Chris Thompson powered the Screaming Eagles with 12 points and a game-high 12 rebounds. Geoff Van Winkle scored 12 points off the bench for Southern Indiana, and Stacy Pearson added 10.
SIUE returns to the Vadalabene Center on Monday (12/6), playing host to Southwest Baptist. Tip-off time is 7:30 p.m.
Jamie Truitt hit four three-pointers and all seven of her free throws to lead Southern Indiana to a 71-59 victory over SIUE in women’s college basketball action Saturday (12/4) afternoon at the Vadalabene Center.
SIUE fell to 3-4 overall and 1-3 in the Great Lakes Valley Conference. The Screaming Eagles improved to 5-2 overall and 2-2 in the GLVC.
The Cougars shot 28 percent in the first half and found themselves down 31-21 at halftime. The Cougars fell behind by as many as 16 points in the second half and didn’t move any closer than eight points from Southern Indiana.
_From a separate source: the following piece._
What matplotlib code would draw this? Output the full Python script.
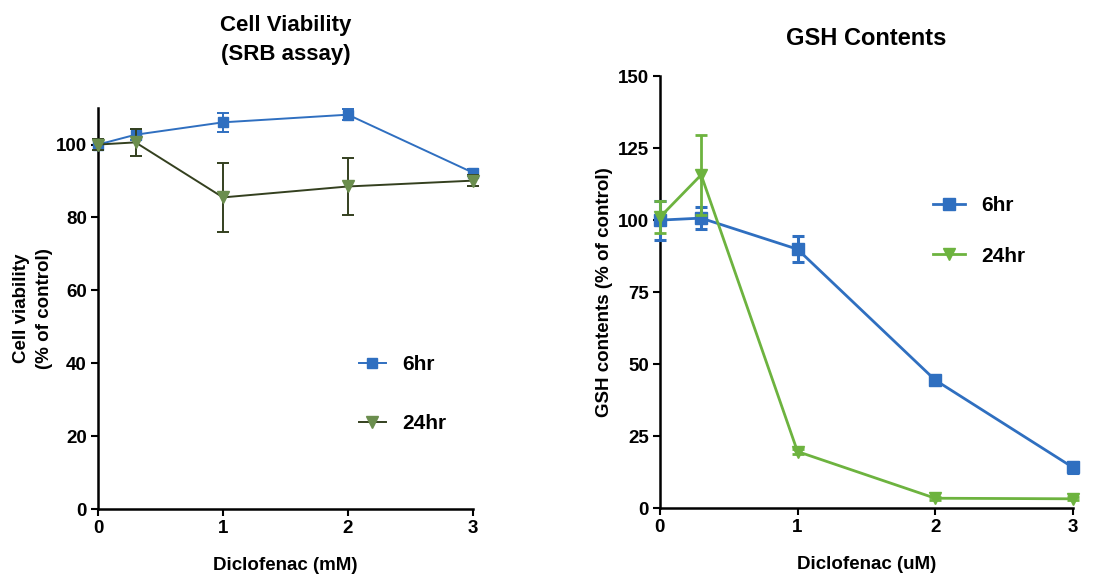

Tanya Guell led the scoring attack for SIUE with 16 points. Julianne McMillen followed with 10.
Southern Indiana had four players in double figures along with Truitt. Sabrina Brandon came off the bench for 12 points while starters Andrea Engleking and Megan Nelson finished with 10 each.
The Cougars did score 27 of their points off 26 Southern Indiana turnovers, but also suffered from 21 turnovers of its own. SIUE now has one day of rest before returning to the court Monday(12/6) evening for a 5:30 non-conference matchup at the Vadalabene Center against Southwest Baptist.